Stated task.
Retype the opening lines of the listing below, ending with the line that contains "(0,\y) -- (952,\y);", and leave out any pictures.

Data segment.
......
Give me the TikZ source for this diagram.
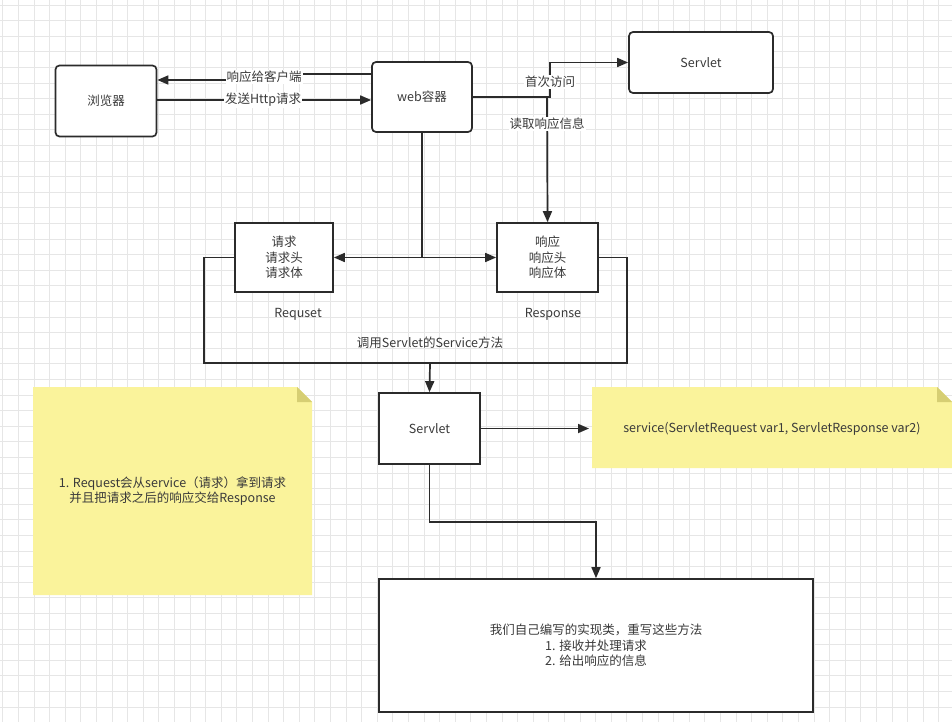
\documentclass[tikz,border=0pt]{standalone}
\usepackage{fontspec}
\setmainfont{Noto Sans CJK SC}
\usetikzlibrary{arrows.meta}
\definecolor{ln}{HTML}{2B2B2B}
\definecolor{tx}{HTML}{3A3A3A}
\definecolor{notey}{RGB}{250,243,155}
\definecolor{notefold}{RGB}{214,206,115}
\definecolor{gridc}{RGB}{230,230,230}
\begin{document}
\begin{tikzpicture}[x=1pt,y=-1pt,
  font=\fontsize{12.5}{15.5}\selectfont,
  box/.style={draw=ln,line width=1.7pt,fill=white,text=tx,align=center,inner sep=0pt},
  rbox/.style={box,rounded corners=4pt},
  conn/.style={draw=ln,line width=1.7pt},
  arr/.style={conn,-{Triangle[length=11pt,width=9pt]}},
  darr/.style={conn,{Triangle[length=11pt,width=9pt]}-{Triangle[length=11pt,width=9pt]}},
  lbl/.style={text=tx,fill=white,inner sep=1pt},
  plain/.style={text=tx,inner sep=1pt,align=center}]
\useasboundingbox (0,0) rectangle (952,722);
\fill[white] (0,0) rectangle (952,722);
% grid
\foreach \x in {2.7,18.3,...,952} \draw[gridc,line width=0.7pt] (\x,0) -- (\x,722);
\foreach \y in {5,20.6,...,722} \draw[gridc,line width=0.7pt] (0,\y) -- (952,\y);

% notes
\fill[notey] (33,387) -- (297,387) -- (312,402) -- (312,595) -- (33,595) -- cycle;
\fill[notefold] (297,387) -- (312,402) -- (297,402) -- cycle;
\node[plain,minimum width=279pt,minimum height=208pt] (note1) at (172.5,491)
  {1. Request会从service（请求）拿到请求\\并且把请求之后的响应交给Response};
\fill[notey] (592,387) -- (937,387) -- (952,402) -- (952,468) -- (592,468) -- cycle;
\fill[notefold] (937,387) -- (952,402) -- (937,402) -- cycle;
\node[plain,minimum width=360pt,minimum height=81pt,anchor=west] (note2) at (592,428.5) {};
\node[plain] at (772,429) {service(ServletRequest var1, ServletResponse var2)};

% boxes
\node[rbox,minimum width=101pt,minimum height=71pt] (browser) at (106,101) {浏览器};
\node[rbox,minimum width=100pt,minimum height=70pt] (web) at (422,97) {web容器};
\node[rbox,minimum width=144pt,minimum height=61pt] (servlet1) at (701,62.5) {Servlet};
\node[box,minimum width=98pt,minimum height=69pt] (req) at (284,257.5) {请求\\请求头\\请求体};
\node[box,minimum width=101pt,minimum height=69pt] (resp) at (547.5,257.5) {响应\\响应头\\响应体};
\node[box,minimum width=101pt,minimum height=71pt] (servlet2) at (429.5,428.5) {Servlet};
\node[box,minimum width=434pt,minimum height=133pt] (impl) at (596,645.5)
  {我们自己编写的实现类，重写这些方法\\1. 接收并处理请求\\2. 给出响应的信息};

\node[plain] (reqlbl) at (298,314) {Requset};
\node[plain] (resplbl) at (553,314) {Response};

% connectors
\draw[arr] ([yshift=23pt]web.west) -- (265,74) -- (265,80) -- ([yshift=21pt]browser.east);
\node[lbl] at (264,77) {响应给客户端};
\draw[arr] ([yshift=1pt]browser.east) -- ([yshift=-3pt]web.west);
\node[lbl] at (263,100) {发送Http请求};

\draw[arr] (web.east) -- (550,97) |- (servlet1.west);
\draw[arr] (547,97) -- (resp.north);
\node[lbl] at (550,82) {首次访问};
\node[lbl] at (547,124) {读取响应信息};

\draw[conn] (web.south) -- (422,257.5);
\draw[darr] (req.east) -- (resp.west);

\draw[conn] (req.west) -- (204,257.5) -- (204,363) -- (627,363) -- (627,257.5) -- (resp.east);
\node[plain] at (430,343) {调用Servlet的Service方法};
\draw[arr] (430,363) -- (servlet2.north);

\draw[arr,shorten >=3pt] (servlet2.east) -- (note2.west);
\draw[arr] (servlet2.south) -- (429.5,522) -- (596,522) -- (impl.north);
\end{tikzpicture}
\end{document}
......
Response below.
Give me the TikZ source for this diagram.
\documentclass[tikz,border=0pt]{standalone}
\usepackage{fontspec}
\setmainfont{Noto Sans CJK SC}
\usetikzlibrary{arrows.meta}
\definecolor{ln}{HTML}{2B2B2B}
\definecolor{tx}{HTML}{3A3A3A}
\definecolor{notey}{RGB}{250,243,155}
\definecolor{notefold}{RGB}{214,206,115}
\definecolor{gridc}{RGB}{230,230,230}
\begin{document}
\begin{tikzpicture}[x=1pt,y=-1pt,
  font=\fontsize{12.5}{15.5}\selectfont,
  box/.style={draw=ln,line width=1.7pt,fill=white,text=tx,align=center,inner sep=0pt},
  rbox/.style={box,rounded corners=4pt},
  conn/.style={draw=ln,line width=1.7pt},
  arr/.style={conn,-{Triangle[length=11pt,width=9pt]}},
  darr/.style={conn,{Triangle[length=11pt,width=9pt]}-{Triangle[length=11pt,width=9pt]}},
  lbl/.style={text=tx,fill=white,inner sep=1pt},
  plain/.style={text=tx,inner sep=1pt,align=center}]
\useasboundingbox (0,0) rectangle (952,722);
\fill[white] (0,0) rectangle (952,722);
% grid
\foreach \x in {2.7,18.3,...,952} \draw[gridc,line width=0.7pt] (\x,0) -- (\x,722);
\foreach \y in {5,20.6,...,722} \draw[gridc,line width=0.7pt] (0,\y) -- (952,\y);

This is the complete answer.